The difference between getting the hiring decisions right versus on-boarding the wrong people is huge. No one would argue with the idea that from a purely financial perspective, hiring mistakes are expensive. In fact, according to a global survey conducted by CareerBuilder, 27 percent of companies in the UK report that a single hiring mistake costs more than £50,000.

The truth is, however, there are many aspects of a business that simply can not be recorded on an income statement, and these silent, “soft expenses” can be even more damaging than the straight-forward financial ones. Hiring the wrong people doesn’t just eat up valuable resources, it affects employee moral, commitment, and focus. In the end, it can lead to missed opportunities, impairs business performance, and can significantly hurt a company’s culture and brand.
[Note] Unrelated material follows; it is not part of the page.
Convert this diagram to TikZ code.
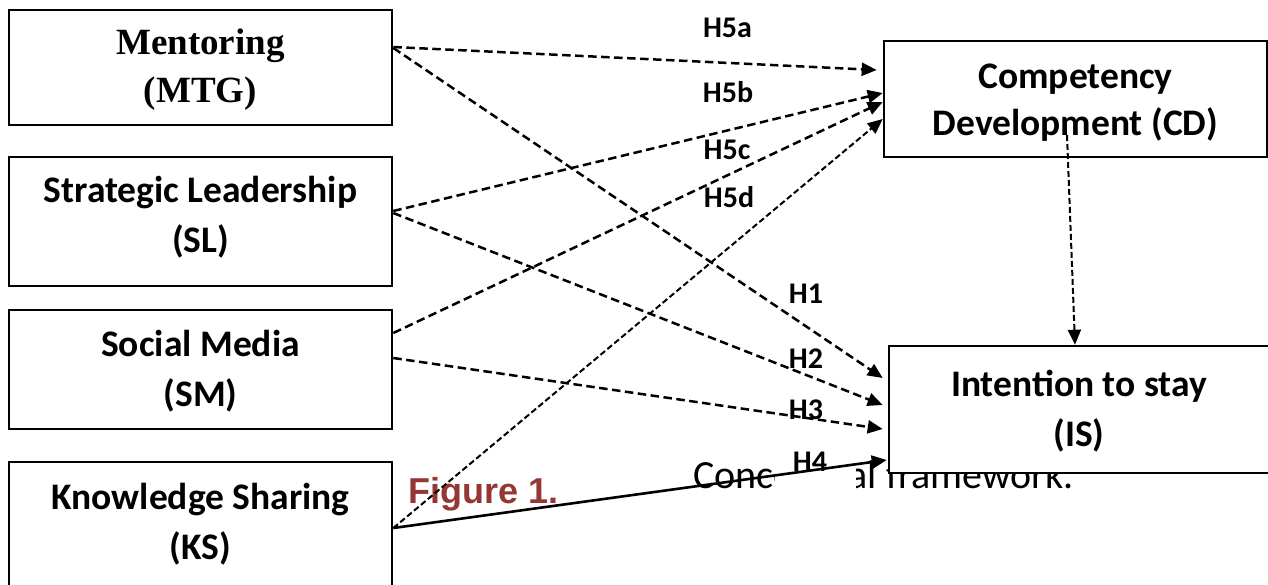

Getting the Hiring Right… The First Time

After working for several decades as recruiters in the Fintech industry, we have noticed that the companies that tend to get the majority of their hiring decisions right all have two key qualities in common:

  1. They know who they want now in their company and what these people could become in the future. The best hiring decisions are not short-sighted. These companies are not just considering what a candidate can do now, but what he or she may potentially be able to do in the future. It’s well know that both Amazon CEO, Jeff Bezos and the late Steve Jobs would frequently single out people with exceptional and unusual talents and skills that were often unrelated to the positions they were applying for. Companies committed to hiring the right people put a significant amount of emphasis on personality and cultural fit. They look for the candidates with passion and initiative, those with the willingness to learn, to ask questions, and figure things out.
  2. They know which questions to ask. These companies ask questions during the hiring process that give them key insight into how well a given candidate will fit into the position as well as the company’s culture. For example, entrepreneur and inventor Elon Musk routinely asks job candidates to recall a problem they solved and explain how they arrived at each step along the way. The more detailed and enthusiastic the answer, he explains, the more it shows that they really thought through the problem.

Bad hiring decisions are bad for any business, but they can be particularly painful to those companies that are either small or experiencing a period of rapid growth. The good news, though, is that getting the hiring process right isn’t rocket science. It is a skill that can be learned like any other. The companies that make the investment to acquire this skill are the ones that will not only hire the right people, they will hire the best, most loyal talent, as well.